Nearly five dozen security vulnerabilities have been disclosed in devices from 10 operational technology (OT) vendors due to what researchers call are "insecure-by-design practices."
Collectively dubbed OT:ICEFALL by Forescout, the 56 issues span as many as 26 device models from Bently Nevada, Emerson, Honeywell, JTEKT, Motorola, Omron, Phoenix Contact, Siemens, and Yokogawa.
"Exploiting these vulnerabilities, attackers with network access to a target device could remotely execute code, change the logic, files or firmware of OT devices, bypass authentication, compromise credentials, cause denials of service or have a variety of operational impacts," the company said in a technical report.
These vulnerabilities could have disastrous consequences considering the impacted products are widely employed in critical infrastructure industries such as oil and gas, chemical, nuclear, power generation and distribution, manufacturing, water treatment and distribution, mining, and building automation.
Of the 56 vulnerabilities discovered, 38% allow for compromise of credentials, 21% allow for firmware manipulation, 14% allow remote code execution, and 8% of flaws enable tampering with configuration information.
Besides potentially permitting an attacker to supply arbitrary code and make unauthorized modifications to the firmware, the weaknesses could also be leveraged to take a device completely offline and bypass existing authentication functions to invoke any functionality on the targets.
More importantly, broken authentication schemes — including bypass, use of risky cryptographic protocols, and hardcoded and plaintext credentials — accounted for 22 of the 56 flaws, indicating "subpar security controls" during implementation.
In a hypothetical real-world scenario, these shortcomings could be weaponized against natural gas pipelines, wind turbines, or discrete manufacturing assembly lines to disrupt fuel transport, override safety settings, halt the ability to control compressor stations, and alter the functioning of programmable logic controllers (PLCs).
But the threats are not just theoretical. A remote code execution flaw affecting Omron NJ/NX controllers (CVE-2022-31206) was, in fact, exploited by a state-aligned actor dubbed CHERNOVITE to develop a piece of a sophisticated malware named PIPEDREAM (aka INCONTROLLER).
Complicating risk management is the increasing interconnectedness between IT and OT networks, coupled with the opaque and proprietary nature of many OT systems, not to mention the absence of CVEs, rendering the lingering issues invisible as well as retaining such insecure-by-design features for a long time.

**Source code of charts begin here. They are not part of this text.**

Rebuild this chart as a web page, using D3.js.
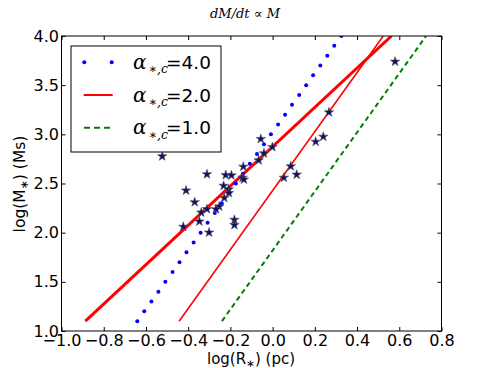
<!DOCTYPE html>
<html>
<head>
<meta charset="utf-8">
<script src="https://cdn.jsdelivr.net/npm/d3@7"></script>
<style>
  body { margin: 0; background: #fff; }
  text { font-family: "DejaVu Sans", sans-serif; }
</style>
</head>
<body>
<div id="chart"></div>
<script>
// observed clusters (stars)
const starLogR = [-0.523, -0.311, -0.222, -0.195, -0.410, -0.232, -0.208, -0.207, -0.369, -0.229,
                  -0.253, -0.268, -0.311, -0.338, -0.347, -0.181, -0.181, -0.423, -0.301, -0.139,
                  -0.142, -0.136, -0.056, -0.041, -0.066, -0.001, 0.086, 0.053, 0.114, 0.204,
                  0.240, 0.267, 0.580];
const starLogM = [2.777, 2.594, 2.586, 2.583, 2.429, 2.477, 2.441, 2.403, 2.310, 2.353,
                  2.266, 2.238, 2.239, 2.205, 2.114, 2.131, 2.078, 2.060, 2.002, 2.671,
                  2.559, 2.541, 2.953, 2.807, 2.736, 2.871, 2.675, 2.559, 2.590, 2.925,
                  2.976, 3.224, 3.739];

// model alpha = 4.0 (blue dots)
const a4LogR = [-0.641, -0.608, -0.574, -0.541, -0.508, -0.474, -0.441, -0.408, -0.374, -0.341,
                -0.308, -0.274, -0.241, -0.208, -0.174, -0.141, -0.108, -0.074, -0.041, -0.008,
                0.026, 0.059, 0.092, 0.126, 0.159, 0.192, 0.226, 0.259, 0.292, 0.326];
const a4LogM = [1.1, 1.2, 1.3, 1.4, 1.5, 1.6, 1.7, 1.8, 1.9, 2.0,
                2.1, 2.2, 2.3, 2.4, 2.5, 2.6, 2.7, 2.8, 2.9, 3.0,
                3.1, 3.2, 3.3, 3.4, 3.5, 3.6, 3.7, 3.8, 3.9, 4.0];

// model alpha = 2.0 (red lines)
const a2ThickLogR = [-0.887, 0.563];
const a2ThickLogM = [1.1, 4.0];
const a2ThinLogR = [-0.443, 0.524];
const a2ThinLogM = [1.1, 4.0];

// model alpha = 1.0 (green dashed)
const a1LogR = [-0.240, 0.727];
const a1LogM = [1.1, 4.0];

const xTicks = [-1.0, -0.8, -0.6, -0.4, -0.2, 0.0, 0.2, 0.4, 0.6, 0.8];
const yTicks = [1.0, 1.5, 2.0, 2.5, 3.0, 3.5, 4.0];
const legendValues = ['4.0', '2.0', '1.0'];

const svgWidth = 491, svgHeight = 368;
const margin = {top: 36, right: 49.5, bottom: 37, left: 61.5};
const width = svgWidth - margin.left - margin.right;
const height = svgHeight - margin.top - margin.bottom;

const svg = d3.select('#chart').append('svg')
  .attr('width', svgWidth)
  .attr('height', svgHeight);

const g = svg.append('g')
  .attr('transform', `translate(${margin.left},${margin.top})`);

const xScale = d3.scaleLinear().domain([-1.0, 0.8]).range([0, width]);
const yScale = d3.scaleLinear().domain([1.0, 4.0]).range([height, 0]);

g.append('clipPath').attr('id', 'clip')
  .append('rect').attr('width', width).attr('height', height);

const plot = g.append('g').attr('clip-path', 'url(#clip)');

const line = d3.line().x(d => xScale(d[0])).y(d => yScale(d[1]));
const zip = (a, b) => a.map((v, i) => [v, b[i]]);

// green dashed
plot.append('path')
  .attr('d', line(zip(a1LogR, a1LogM)))
  .attr('fill', 'none')
  .attr('stroke', '#008000')
  .attr('stroke-width', 2)
  .attr('stroke-dasharray', '5,3.5');

// red lines
plot.append('path')
  .attr('d', line(zip(a2ThinLogR, a2ThinLogM)))
  .attr('fill', 'none')
  .attr('stroke', '#ff0000')
  .attr('stroke-width', 1.6);

plot.append('path')
  .attr('d', line(zip(a2ThickLogR, a2ThickLogM)))
  .attr('fill', 'none')
  .attr('stroke', '#ff0000')
  .attr('stroke-width', 3);

// blue dots
plot.selectAll('circle.a4')
  .data(zip(a4LogR, a4LogM))
  .enter().append('circle')
  .attr('class', 'a4')
  .attr('cx', d => xScale(d[0]))
  .attr('cy', d => yScale(d[1]))
  .attr('r', 2)
  .attr('fill', '#0000ff');

// stars
plot.selectAll('path.star')
  .data(zip(starLogR, starLogM))
  .enter().append('path')
  .attr('class', 'star')
  .attr('d', d3.symbol(d3.symbolStar).size(28))
  .attr('transform', d => `translate(${xScale(d[0])},${yScale(d[1])})`)
  .attr('fill', '#10106a')
  .attr('stroke', '#555')
  .attr('stroke-width', 0.6);

// axes (ticks inside)
const fmt = d3.format('.1f');
const xAxis = g.append('g')
  .attr('transform', `translate(0,${height})`)
  .call(d3.axisBottom(xScale).tickValues(xTicks).tickFormat(fmt).tickSize(-4).tickPadding(3.5));
const yAxis = g.append('g')
  .call(d3.axisLeft(yScale).tickValues(yTicks).tickFormat(fmt).tickSize(-4).tickPadding(2.5));
g.append('g')
  .call(d3.axisTop(xScale).tickValues(xTicks).tickFormat('').tickSize(-4));
g.append('g')
  .attr('transform', `translate(${width},0)`)
  .call(d3.axisRight(yScale).tickValues(yTicks).tickFormat('').tickSize(-4));

g.selectAll('.domain').remove();
g.selectAll('.tick line').attr('stroke', '#000');
xAxis.selectAll('text').style('font-size', '16px').attr('fill', '#000');
yAxis.selectAll('text').style('font-size', '16px').attr('fill', '#000');

g.append('rect')
  .attr('width', width).attr('height', height)
  .attr('fill', 'none').attr('stroke', '#000').attr('stroke-width', 1);

// legend
const legend = g.append('g').attr('transform', `translate(${71 - margin.left},${46 - margin.top})`);
legend.append('rect')
  .attr('width', 150).attr('height', 106)
  .attr('fill', '#fff').attr('stroke', '#000').attr('stroke-width', 1);

legendValues.forEach((v, i) => {
  const yc = 16.3 + i * 32.7;
  if (i === 0) {
    [13.3, 40.7].forEach(cx => legend.append('circle')
      .attr('cx', cx).attr('cy', yc).attr('r', 2).attr('fill', '#0000ff'));
  } else if (i === 1) {
    legend.append('line').attr('x1', 12.7).attr('x2', 41.7).attr('y1', yc).attr('y2', yc)
      .attr('stroke', '#ff0000').attr('stroke-width', 2);
  } else {
    legend.append('line').attr('x1', 13).attr('x2', 42).attr('y1', yc).attr('y2', yc)
      .attr('stroke', '#008000').attr('stroke-width', 2).attr('stroke-dasharray', '6,4');
  }
  const t = legend.append('text').attr('y', yc + 6.7).style('font-size', '18.5px').attr('fill', '#000');
  t.append('tspan').attr('x', 62).style('font-family', '"DejaVu Serif", serif')
    .style('font-style', 'italic').style('font-size', '20px').text('α');
  t.append('tspan').attr('x', 77.5).attr('dy', 4.3).style('font-family', '"DejaVu Serif", serif')
    .style('font-style', 'italic').style('font-size', '12.5px').text('∗,c');
  t.append('tspan').attr('x', 95).attr('dy', -4.3).text('=' + v);
});

// axis labels
svg.append('text')
  .attr('x', 251).attr('y', 363.5)
  .attr('text-anchor', 'middle')
  .style('font-size', '15px')
  .call(t => {
    t.append('tspan').text('log(R');
    t.append('tspan').attr('dy', 3).style('font-size', '10.5px').text('∗');
    t.append('tspan').attr('dy', -3).text(') (pc)');
  });

svg.append('text')
  .attr('transform', 'translate(25,184) rotate(-90)')
  .attr('text-anchor', 'middle')
  .style('font-size', '15.5px')
  .call(t => {
    t.append('tspan').text('log(M');
    t.append('tspan').attr('dy', 3).style('font-size', '11px').text('∗');
    t.append('tspan').attr('dy', -3).text(') (Ms)');
  });

// title
svg.append('text')
  .attr('x', 245).attr('y', 17.5)
  .attr('text-anchor', 'middle')
  .style('font-family', '"DejaVu Serif", serif')
  .style('font-size', '13px')
  .call(t => {
    t.append('tspan').style('font-style', 'italic').text('dM/dt');
    t.append('tspan').text(' ∝ ');
    t.append('tspan').style('font-style', 'italic').text('M');
  });
</script>
</body>
</html>
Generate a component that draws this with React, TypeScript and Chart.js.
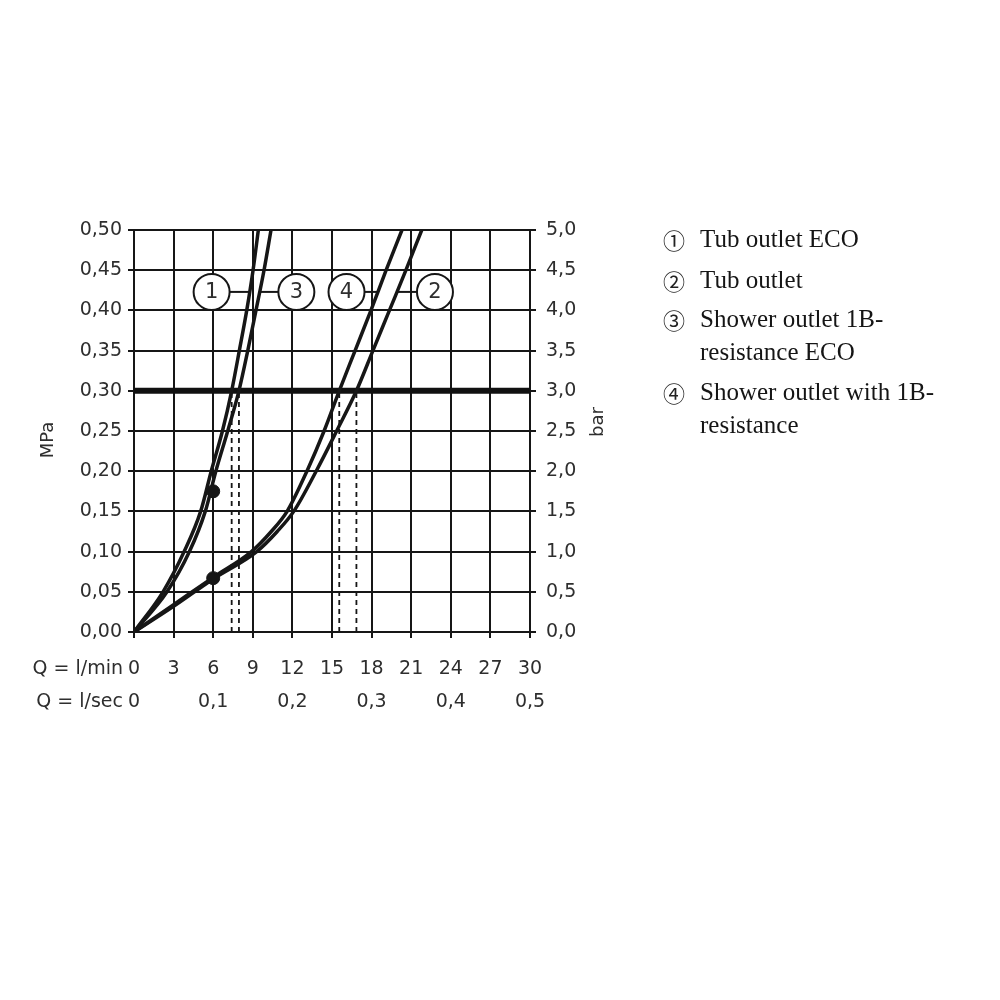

To mitigate OT:ICEFALL, it's recommended to discover and inventory vulnerable devices, apply vendor-specific patches, enforce segmentation of OT assets, monitor network traffic for anomalous activity, and procure secure-by-design products to beef up the supply chain.
"The development of recent malware targeting critical infrastructure, such as Industroyer2, Triton, and INCONTROLLER, has shown that threat actors are aware of the insecure by design nature of operational technology and are ready to exploit it to wreak havoc," the researchers said.
"Despite the important role that standards-driven hardening efforts play in OT security, products with insecure-by-design features and trivially broken security controls continued to be certified."
Update: The U.S. Cybersecurity and Infrastructure Security Agency (CISA) has released five Industrial Controls Systems Advisories (ICSAs) related to OT:ICEFALL, urging impacted users to identify baseline mitigations for reducing potential risks arising out of exploiting these flaws.